The EIS has commented on the launch of the Curriculum for Excellence Review Implementation Framework, which was recently published on the Scottish Government website.

The Implementation Framework sets out how the Scottish Government intends to address the recommendations in the Organisation for Economic Co-operation and Development (OECD) report, Scotland’s Curriculum for Excellence: Into the Future.

Commenting, EIS General Secretary Larry Flanagan said, “The EIS welcomes the commitment to the further empowerment of schools and teachers outlined in the Framework but would also emphasise that, in order for rhetoric to become reality, those with power must be willing to surrender some of their control.

Specifically, this means the Scottish Government and its Learning Directorate need to step back and allow practitioners and educationalists to have enhanced voice and agency in the implementation process. There is a danger that the multitude of fora being created will simply provide a smokescreen for an even more centralised approach to education governance. The EIS is clear, also, that government appointed groups like the Teachers’ Panel cannot be a substitute for engaging with the professional associations which represent Scotland’s teachers.”

Mr Flanagan continued, “We welcome the commitment to increased teacher numbers and reduced class contact time which are both essential steps in supporting education recovery for Scotland’s young people. The delivery of these commitments needs to be expedited, however, as action is needed now to ensure that all pupils can receive the level of support they both need and deserve.”
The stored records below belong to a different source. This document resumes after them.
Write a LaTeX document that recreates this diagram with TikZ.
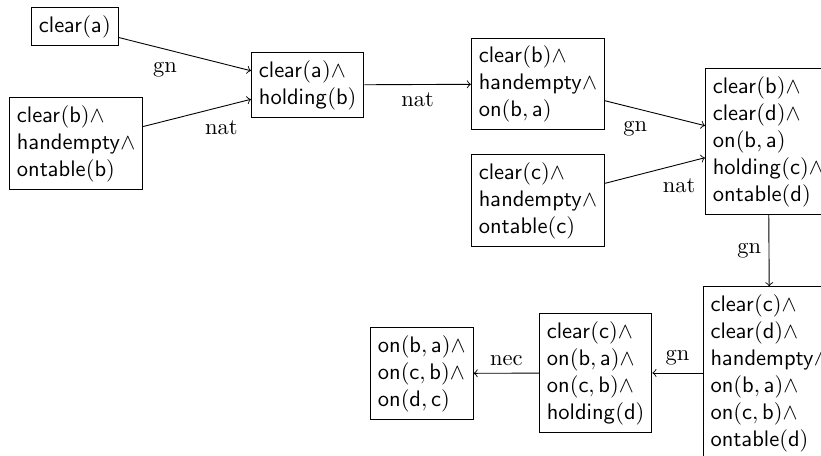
\documentclass[tikz,border=0pt]{standalone}
\begin{document}
\begin{tikzpicture}[box/.style={draw,align=left},lbl/.style={auto=right}]
		\useasboundingbox (0,0) rectangle (12.83,-7.125);
		\node[box,anchor=west] (clra) at (0.484,-0.414) {$\mathsf{clear(a)}$};
		\node[box,anchor=west] (ontb) at (0.141,-2.242) {$\mathsf{clear(b)}\wedge$\\$\mathsf{handempty}\wedge$\\$\mathsf{ontable(b)}$};
		\node[box,anchor=west] (holdb) at (3.922,-1.328) {$\mathsf{clear(a)}\wedge$\\$\mathsf{holding(b)}$};
		\node[box,anchor=west] (onba) at (7.359,-1.313) {$\mathsf{clear(b)}\wedge$\\$\mathsf{handempty}\wedge$\\$\mathsf{on(b,a)}$};
		\node[box,anchor=west] (ontc) at (7.359,-3.133) {$\mathsf{clear(c)}\wedge$\\$\mathsf{handempty}\wedge$\\$\mathsf{ontable(c)}$};
		\node[box,anchor=west] (holdc) at (11.016,-2.211) {$\mathsf{clear(b)}\wedge$\\$\mathsf{clear(d)}\wedge$\\$\mathsf{on(b,a)}$\\$\mathsf{holding(c)}\wedge$\\$\mathsf{ontable(d)}$};
		\node[box,anchor=west] (hande) at (10.98,-5.828) {$\mathsf{clear(c)}\wedge$\\$\mathsf{clear(d)}\wedge$\\$\mathsf{handempty}\wedge$\\$\mathsf{on(b,a)}\wedge$\\$\mathsf{on(c,b)}\wedge$\\$\mathsf{ontable(d)}$};
		\node[box,anchor=west] (holdd) at (8.422,-5.828) {$\mathsf{clear(c)}\wedge$\\$\mathsf{on(b,a)}\wedge$\\$\mathsf{on(c,b)}\wedge$\\$\mathsf{holding(d)}$};
		\node[box,anchor=west] (goal) at (5.781,-5.836) {$\mathsf{on(b,a)}\wedge$\\$\mathsf{on(c,b)}\wedge$\\$\mathsf{on(d,c)}$};
		% edges
		\draw[->] (clra) -- node[lbl] {gn} (holdb);
		\draw[->] (ontb) -- node[lbl] {nat} (holdb);
		\draw[->] (holdb) -- node[lbl] {nat} (onba);
		\draw[->] (onba) -- node[lbl] {gn} (holdc);
		\draw[->] (ontc) -- node[lbl] {nat} (holdc);
		\draw[->] (holdc) -- node[lbl] {gn} (hande);
		\draw[->] (hande) -- node[lbl] {gn} (holdd);
		\draw[->] (holdd) -- node[lbl] {nec} (goal);
	\end{tikzpicture}
\end{document}
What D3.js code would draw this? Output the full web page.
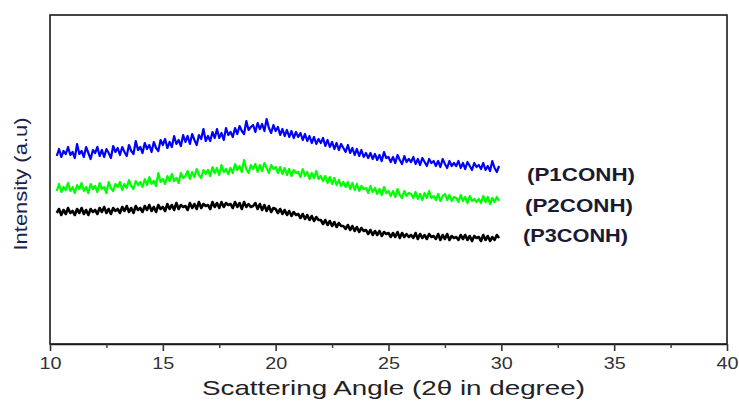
<!DOCTYPE html>
<html>
<head>
<meta charset="utf-8">
<script src="https://cdn.jsdelivr.net/npm/d3@7"></script>
<style>
  body { margin: 0; background: #fff; }
  text { font-family: "Liberation Sans", Arial, sans-serif; }
</style>
</head>
<body>
<div id="chart"></div>
<script>
// scan grid (degrees 2theta)
const angleStart = 10.3, angleStep = 0.1;

// intensities (a.u.), one row per degree
const p1 = [
  188, 195, 187, 193, 190, 197, 189,
  192, 186, 200, 190, 193, 187, 197, 191, 185, 194,
  191, 197, 188, 194, 187, 195, 191, 186, 198, 192,
  196, 189, 197, 192, 188, 199, 193, 190, 203, 194,
  197, 191, 201, 195, 199, 192, 202, 196, 193, 204,
  199, 205, 196, 202, 197, 208, 200, 204, 198, 209,
  202, 208, 200, 210, 204, 199, 209, 205, 215, 203,
  208, 203, 212, 206, 215, 206, 211, 204, 216, 209,
  212, 207, 216, 210, 218, 213, 210, 223, 214, 217,
  219, 212, 221, 215, 220, 213, 225, 216, 211, 219,
  213, 217, 209, 215, 208, 214, 207, 213, 206, 212,
  207, 211, 204, 210, 203, 208, 201, 207, 200, 205,
  201, 206, 198, 204, 197, 202, 195, 201, 194, 200,
  196, 192, 199, 191, 196, 189, 195, 188, 194, 187,
  191, 186, 191, 185, 190, 184, 189, 183, 192, 186,
  187, 182, 187, 181, 189, 184, 180, 188, 182, 185,
  182, 187, 180, 185, 179, 186, 182, 178, 185, 181,
  183, 178, 183, 177, 185, 180, 176, 183, 178, 181,
  178, 183, 176, 181, 175, 182, 178, 174, 181, 177,
  179, 175, 181, 174, 178, 173, 183, 176, 172, 178
];

const p2 = [
  153, 160, 152, 157, 154, 161, 153,
  157, 151, 159, 155, 161, 153, 157, 151, 160, 155,
  158, 152, 161, 155, 157, 151, 162, 156, 153, 160,
  157, 162, 154, 160, 156, 164, 158, 155, 163, 159,
  162, 157, 165, 159, 167, 160, 163, 158, 171, 162,
  165, 160, 168, 163, 170, 163, 166, 161, 171, 166,
  168, 173, 165, 172, 167, 175, 169, 166, 174, 170,
  174, 168, 177, 171, 176, 169, 179, 172, 175, 170,
  176, 171, 180, 174, 178, 172, 184, 175, 171, 179,
  175, 180, 172, 179, 173, 181, 176, 171, 179, 175,
  177, 171, 177, 170, 176, 169, 175, 168, 174, 171,
  172, 167, 175, 168, 172, 165, 171, 166, 173, 165,
  168, 163, 168, 161, 167, 160, 166, 159, 164, 158,
  162, 157, 162, 155, 161, 154, 160, 153, 158, 155,
  156, 151, 158, 152, 156, 150, 155, 149, 157, 151,
  153, 148, 153, 147, 155, 149, 146, 153, 148, 151,
  150, 146, 152, 145, 150, 144, 151, 146, 153, 146,
  148, 144, 150, 143, 148, 150, 144, 149, 143, 147,
  146, 142, 149, 143, 147, 141, 148, 143, 145, 142,
  145, 141, 148, 142, 147, 140, 146, 142, 147, 143
];

const p3 = [
  131, 135, 129, 134, 130, 136, 131,
  133, 129, 135, 131, 136, 130, 134, 129, 135, 132,
  134, 130, 136, 132, 137, 131, 135, 130, 136, 133,
  135, 131, 137, 133, 138, 132, 136, 131, 138, 134,
  136, 132, 138, 134, 139, 133, 137, 132, 139, 135,
  137, 133, 140, 135, 139, 134, 141, 135, 139, 137,
  138, 134, 141, 136, 140, 135, 142, 136, 140, 138,
  139, 135, 142, 137, 141, 136, 142, 137, 141, 139,
  140, 136, 142, 137, 141, 135, 142, 137, 140, 137,
  138, 141, 135, 140, 134, 139, 133, 138, 132, 136,
  135, 131, 135, 130, 134, 129, 133, 128, 132, 129,
  130, 126, 130, 125, 129, 124, 128, 123, 127, 124,
  124, 120, 124, 119, 123, 118, 122, 117, 121, 118,
  118, 115, 119, 114, 118, 113, 117, 112, 116, 113,
  114, 110, 114, 109, 113, 109, 113, 108, 112, 110,
  111, 107, 111, 107, 112, 106, 111, 107, 110, 107,
  109, 106, 111, 105, 110, 106, 109, 105, 110, 107,
  108, 105, 110, 104, 109, 105, 110, 104, 108, 106,
  107, 104, 109, 105, 109, 104, 108, 103, 108, 106,
  107, 103, 109, 104, 108, 103, 107, 104, 109, 106
];

const seriesNames = ["(P1CONH)", "(P2CONH)", "(P3CONH)"];
const seriesColors = ["#0000ff", "#00ff00", "#000000"];
const majorTicks = [10, 15, 20, 25, 30, 35, 40];
const minorTicks = [12.5, 17.5, 22.5, 27.5, 32.5, 37.5];

const margin = { top: 15, right: 12, bottom: 58, left: 50 },
    width = 739 - margin.left - margin.right,
    height = 402 - margin.top - margin.bottom;

const svg = d3.select("#chart")
    .append("svg")
    .attr("width", width + margin.left + margin.right)
    .attr("height", height + margin.top + margin.bottom)
    .append("g")
    .attr("transform", `translate(${margin.left},${margin.top})`);

const xScale = d3.scaleLinear().domain([10, 40]).range([0, width]);
const yScale = d3.scaleLinear().domain([0, 329]).range([height, 0]);

// frame
svg.append("rect")
    .attr("x", 0).attr("y", 0)
    .attr("width", width).attr("height", height)
    .attr("fill", "none")
    .attr("stroke", "#1a1a1a")
    .attr("stroke-width", 1.6);

// bottom axis, ticks pointing out
const xAxis = svg.append("g")
    .attr("transform", `translate(0,${height})`)
    .call(d3.axisBottom(xScale).tickValues(majorTicks).tickSize(7).tickSizeOuter(0));
xAxis.select(".domain").attr("stroke", "#1a1a1a").attr("stroke-width", 1.6);
xAxis.selectAll(".tick line").attr("stroke", "#333").attr("stroke-width", 1.6);
xAxis.selectAll(".tick text")
    .attr("y", 25).attr("dy", null)
    .attr("fill", "#333")
    .style("font-size", "16px")
    .attr("textLength", 22)
    .attr("lengthAdjust", "spacingAndGlyphs");

svg.append("g")
    .attr("transform", `translate(0,${height})`)
    .call(d3.axisBottom(xScale).tickValues(minorTicks).tickSize(4).tickFormat(""))
    .call(g => g.select(".domain").remove())
    .selectAll(".tick line").attr("stroke", "#333").attr("stroke-width", 1.4);

// axis labels
svg.append("text")
    .attr("x", 152)
    .attr("y", 380)
    .attr("fill", "#222")
    .style("font-size", "21px")
    .attr("textLength", 383)
    .attr("lengthAdjust", "spacingAndGlyphs")
    .text("Scattering Angle (2\u03b8 in degree)");

svg.append("text")
    .attr("transform", "rotate(-90)")
    .attr("text-anchor", "middle")
    .attr("x", -(184 - margin.top))
    .attr("y", 27 - margin.left)
    .attr("fill", "#1c2150")
    .style("font-size", "18px")
    .attr("textLength", 133)
    .attr("lengthAdjust", "spacingAndGlyphs")
    .text("Intensity (a.u)");

// patterns
const line = d3.line()
    .x((d, i) => xScale(angleStart + i * angleStep))
    .y(d => yScale(d));

const strokeWidths = [2.2, 2.2, 2.6];
[p1, p2, p3].forEach((vals, k) => {
    svg.append("path")
        .datum(vals)
        .attr("fill", "none")
        .attr("stroke", seriesColors[k])
        .attr("stroke-width", strokeWidths[k])
        .attr("stroke-linejoin", "round")
        .attr("d", line);
});

// series labels at the right end of each trace
const labelPos = [[527, 181], [525, 212], [523, 242]];
svg.selectAll(".series-label")
    .data(seriesNames)
    .enter().append("text")
    .attr("class", "series-label")
    .attr("x", (d, i) => labelPos[i][0] - margin.left)
    .attr("y", (d, i) => labelPos[i][1] - margin.top)
    .attr("fill", "#1a1a33")
    .style("font-size", "19px")
    .style("font-weight", "bold")
    .attr("textLength", (d, i) => i === 2 ? 105 : 108)
    .attr("lengthAdjust", "spacingAndGlyphs")
    .text(d => d);
</script>
</body>
</html>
Mr Flanagan went on to add, “The EIS believes that the proposed timescale around the introduction of a new qualification framework (Sept 22- Aug 24) is woefully inadequate – this is an urgent problem highlighted by the pandemic where the clear inequity of the previous high stakes exam approach was exposed for all to see. The delivery of a new qualifications framework needs an urgent approach so that we do not default back to a discredited system which failed too many young people from disadvantaged backgrounds.”